An assortment of methods (predominantly implemented in Fortran) can be found under the GAMS Class F1a. The most famous of these are probably the subroutines RPOLY and CPOLY from Jenkins and Traub (1975) which can be found on Netlib. Newer methods have also been written in Fortran, including qralg.f (part of /opt/companion.tgz on Netlib) from Edelman & Murakami (1995), the Codes from Skowron & Gould (2012) and eiscor - eigensolvers based on unitary core transformations containing the AMVW method from the work of Aurentz et al. (2015), Fast and Backward Stable Computation of Roots of Polynomials (an earlier version can be picked up from the website of Ran Vandebril, one of the co-authors of that paper). The Julia packages are actually ports of these Fortran codes.

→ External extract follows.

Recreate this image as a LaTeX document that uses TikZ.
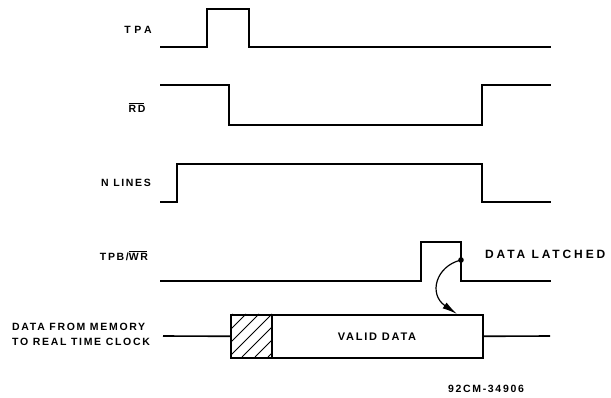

I demonstrated a solver using the companion matrix and LAPACK on Discourse a while ago, but I understand that more specialized methods perform better in terms of accuracy and speed for ill-conditioned or large problems. The blog post from Cleve Moler at Cleve's Corner discusses his decision to use the companion matrix approach for MATLAB's roots.

Personally, I think a separate package might be more suitable as tests for polynomials roots would require different infrastructure, and in general the solvers might require more linear-algebra machinery.

The excerpt below is taken from Kahaner, Moler, & Nash, Numerical Methods and Software, 1989, Prentice-Hall, Inc.:

According to Herbie this rearrangement seems irrelevant in FP64, however I couldn't find an option to see what happens in lower precision: https://herbie.uwplse.org/demo/ebc6120a0224e43ec4e96ae4c79d8bf1537cfdf8.1.6/graph.html#history

If so, some preliminary work on prior art can be found at this comment and below.

Again, I don't know if this is in scope with the goal of the project, but it would be nice to have a similar interface to solve also systems of nonlinear equations (Newton-Raphson, Broyden's, Powell's methods, etc...).